THE EXERCISE: Collect all lines below with the string "this".

Rows from a dataset of charts and code

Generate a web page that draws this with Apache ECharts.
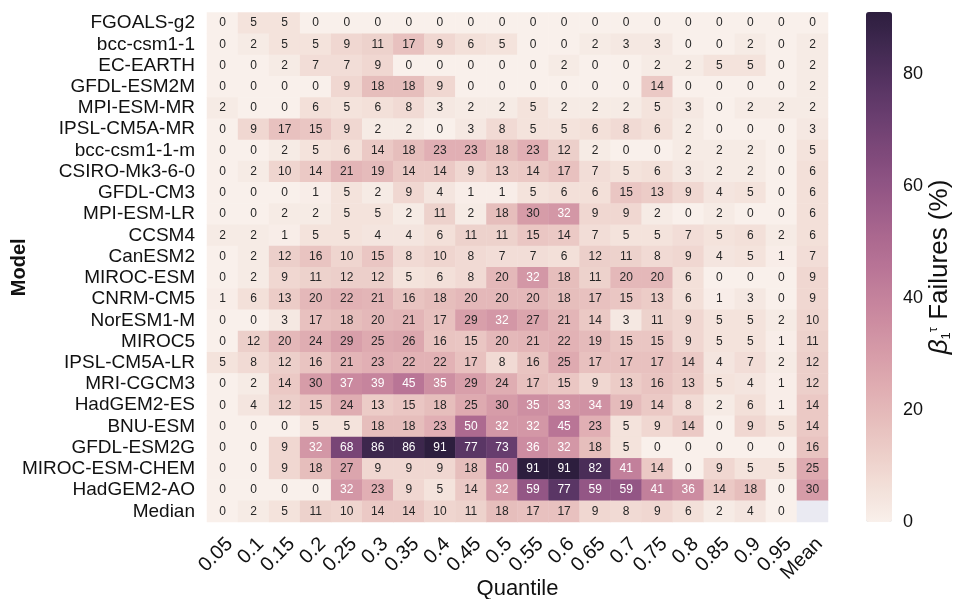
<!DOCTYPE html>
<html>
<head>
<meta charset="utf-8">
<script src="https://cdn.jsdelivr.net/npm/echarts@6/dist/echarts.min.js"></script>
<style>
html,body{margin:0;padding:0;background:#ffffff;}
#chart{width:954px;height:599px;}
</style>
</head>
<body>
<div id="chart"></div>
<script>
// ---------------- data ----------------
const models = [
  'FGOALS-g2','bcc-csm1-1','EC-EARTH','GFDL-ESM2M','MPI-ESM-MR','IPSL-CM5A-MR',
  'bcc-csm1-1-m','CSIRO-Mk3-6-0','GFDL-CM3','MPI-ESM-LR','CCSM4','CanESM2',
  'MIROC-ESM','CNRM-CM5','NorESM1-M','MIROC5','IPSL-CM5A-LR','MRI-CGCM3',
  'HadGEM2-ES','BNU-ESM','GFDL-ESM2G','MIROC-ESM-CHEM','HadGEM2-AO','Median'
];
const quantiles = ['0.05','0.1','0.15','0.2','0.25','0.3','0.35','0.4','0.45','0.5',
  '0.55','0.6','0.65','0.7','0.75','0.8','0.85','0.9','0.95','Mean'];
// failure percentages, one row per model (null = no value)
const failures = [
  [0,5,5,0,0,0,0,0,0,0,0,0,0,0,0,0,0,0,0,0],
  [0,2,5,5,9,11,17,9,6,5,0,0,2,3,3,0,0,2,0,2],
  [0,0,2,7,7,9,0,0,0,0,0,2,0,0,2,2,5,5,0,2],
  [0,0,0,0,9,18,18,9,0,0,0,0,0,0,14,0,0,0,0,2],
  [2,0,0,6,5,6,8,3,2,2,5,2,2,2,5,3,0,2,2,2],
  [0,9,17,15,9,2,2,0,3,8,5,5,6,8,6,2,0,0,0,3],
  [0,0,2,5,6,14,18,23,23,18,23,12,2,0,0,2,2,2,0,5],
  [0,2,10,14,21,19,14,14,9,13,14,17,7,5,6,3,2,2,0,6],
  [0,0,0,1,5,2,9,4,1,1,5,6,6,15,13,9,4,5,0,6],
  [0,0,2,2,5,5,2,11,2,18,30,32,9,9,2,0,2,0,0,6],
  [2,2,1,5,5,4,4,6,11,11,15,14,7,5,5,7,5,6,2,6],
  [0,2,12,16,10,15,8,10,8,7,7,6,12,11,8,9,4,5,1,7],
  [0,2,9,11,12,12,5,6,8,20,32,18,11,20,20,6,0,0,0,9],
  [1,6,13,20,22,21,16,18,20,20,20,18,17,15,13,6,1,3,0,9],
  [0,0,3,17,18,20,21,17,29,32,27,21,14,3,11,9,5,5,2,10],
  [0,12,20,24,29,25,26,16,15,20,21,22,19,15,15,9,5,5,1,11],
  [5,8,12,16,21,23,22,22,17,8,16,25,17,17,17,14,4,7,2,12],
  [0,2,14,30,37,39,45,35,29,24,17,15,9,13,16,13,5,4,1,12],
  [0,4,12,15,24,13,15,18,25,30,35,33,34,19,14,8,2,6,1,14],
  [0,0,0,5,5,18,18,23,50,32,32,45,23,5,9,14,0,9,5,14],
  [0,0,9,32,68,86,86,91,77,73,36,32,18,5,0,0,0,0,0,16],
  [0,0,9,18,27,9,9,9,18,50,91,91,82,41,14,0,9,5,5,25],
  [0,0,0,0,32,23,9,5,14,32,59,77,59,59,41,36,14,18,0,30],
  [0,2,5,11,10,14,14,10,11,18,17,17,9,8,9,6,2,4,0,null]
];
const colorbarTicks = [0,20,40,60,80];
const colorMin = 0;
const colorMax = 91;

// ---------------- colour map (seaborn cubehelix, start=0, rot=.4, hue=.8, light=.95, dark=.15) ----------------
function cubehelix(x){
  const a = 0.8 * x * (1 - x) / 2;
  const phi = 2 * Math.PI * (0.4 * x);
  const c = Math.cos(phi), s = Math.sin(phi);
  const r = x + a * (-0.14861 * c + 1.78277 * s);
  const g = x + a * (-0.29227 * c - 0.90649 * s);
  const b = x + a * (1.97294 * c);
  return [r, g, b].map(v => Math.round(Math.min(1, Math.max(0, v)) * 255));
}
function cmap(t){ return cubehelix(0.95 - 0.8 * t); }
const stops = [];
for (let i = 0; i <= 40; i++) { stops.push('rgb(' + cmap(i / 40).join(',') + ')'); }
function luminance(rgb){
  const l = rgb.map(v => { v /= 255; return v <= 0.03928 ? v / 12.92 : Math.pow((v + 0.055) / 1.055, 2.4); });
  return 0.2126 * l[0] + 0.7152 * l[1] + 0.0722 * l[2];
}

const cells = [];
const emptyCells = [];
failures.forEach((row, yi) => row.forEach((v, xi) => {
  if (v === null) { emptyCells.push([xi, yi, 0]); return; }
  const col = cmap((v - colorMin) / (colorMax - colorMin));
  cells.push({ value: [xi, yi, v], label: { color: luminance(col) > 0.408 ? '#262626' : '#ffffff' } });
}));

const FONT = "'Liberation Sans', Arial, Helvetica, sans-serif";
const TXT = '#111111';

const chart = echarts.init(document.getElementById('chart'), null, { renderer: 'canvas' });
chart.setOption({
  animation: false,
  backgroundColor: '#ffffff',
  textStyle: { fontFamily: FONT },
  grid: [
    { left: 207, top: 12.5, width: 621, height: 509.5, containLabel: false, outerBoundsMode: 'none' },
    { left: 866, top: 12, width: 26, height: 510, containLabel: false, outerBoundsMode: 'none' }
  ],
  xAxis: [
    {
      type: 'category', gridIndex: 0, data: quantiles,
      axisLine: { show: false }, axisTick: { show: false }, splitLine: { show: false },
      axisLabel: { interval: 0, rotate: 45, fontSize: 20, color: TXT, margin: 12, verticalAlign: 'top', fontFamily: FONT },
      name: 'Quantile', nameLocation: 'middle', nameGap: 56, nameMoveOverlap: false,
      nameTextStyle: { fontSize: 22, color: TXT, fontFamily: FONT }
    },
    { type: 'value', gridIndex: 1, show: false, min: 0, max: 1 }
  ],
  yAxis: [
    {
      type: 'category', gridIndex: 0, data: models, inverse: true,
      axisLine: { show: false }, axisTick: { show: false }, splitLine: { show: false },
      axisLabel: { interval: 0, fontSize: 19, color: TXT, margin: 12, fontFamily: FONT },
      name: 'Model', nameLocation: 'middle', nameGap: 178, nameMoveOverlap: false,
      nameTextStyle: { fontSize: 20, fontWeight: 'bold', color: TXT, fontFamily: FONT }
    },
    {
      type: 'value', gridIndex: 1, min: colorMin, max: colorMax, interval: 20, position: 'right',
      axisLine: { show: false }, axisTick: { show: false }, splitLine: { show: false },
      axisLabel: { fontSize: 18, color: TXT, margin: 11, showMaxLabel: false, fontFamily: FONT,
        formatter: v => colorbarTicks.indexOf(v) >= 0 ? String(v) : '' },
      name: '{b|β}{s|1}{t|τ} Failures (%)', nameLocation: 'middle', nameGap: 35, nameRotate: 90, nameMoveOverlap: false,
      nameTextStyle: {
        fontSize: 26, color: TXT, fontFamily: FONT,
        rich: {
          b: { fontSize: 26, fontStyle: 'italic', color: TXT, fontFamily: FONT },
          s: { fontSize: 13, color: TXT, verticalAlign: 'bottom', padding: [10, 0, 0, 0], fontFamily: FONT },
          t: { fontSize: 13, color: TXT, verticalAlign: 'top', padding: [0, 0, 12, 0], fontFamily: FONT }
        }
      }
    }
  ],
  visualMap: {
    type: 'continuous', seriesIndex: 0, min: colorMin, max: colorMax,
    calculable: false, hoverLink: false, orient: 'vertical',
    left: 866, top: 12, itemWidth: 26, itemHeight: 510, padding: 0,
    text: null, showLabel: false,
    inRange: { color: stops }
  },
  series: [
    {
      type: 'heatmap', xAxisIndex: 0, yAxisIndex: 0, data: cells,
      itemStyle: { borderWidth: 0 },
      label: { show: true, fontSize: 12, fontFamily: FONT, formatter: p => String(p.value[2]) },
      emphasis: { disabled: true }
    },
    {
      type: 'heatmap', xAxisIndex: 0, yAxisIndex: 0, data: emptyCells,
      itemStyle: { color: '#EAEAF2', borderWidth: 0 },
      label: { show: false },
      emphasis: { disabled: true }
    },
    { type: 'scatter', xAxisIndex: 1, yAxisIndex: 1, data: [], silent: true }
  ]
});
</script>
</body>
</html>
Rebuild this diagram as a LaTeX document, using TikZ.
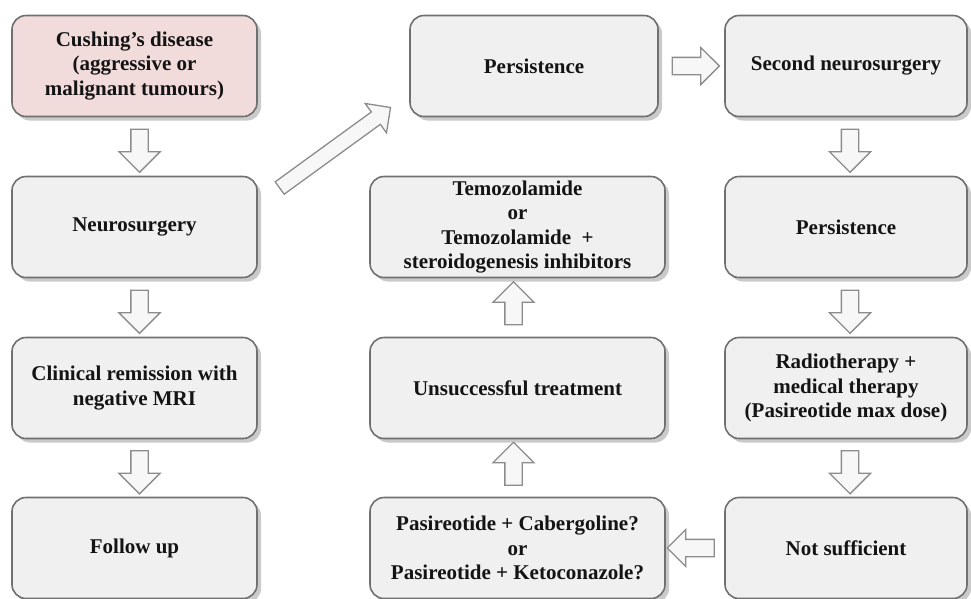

COMPLETED EXERCISE:
Generate a web page that draws this with Apache ECharts.
Rebuild this diagram as a LaTeX document, using TikZ.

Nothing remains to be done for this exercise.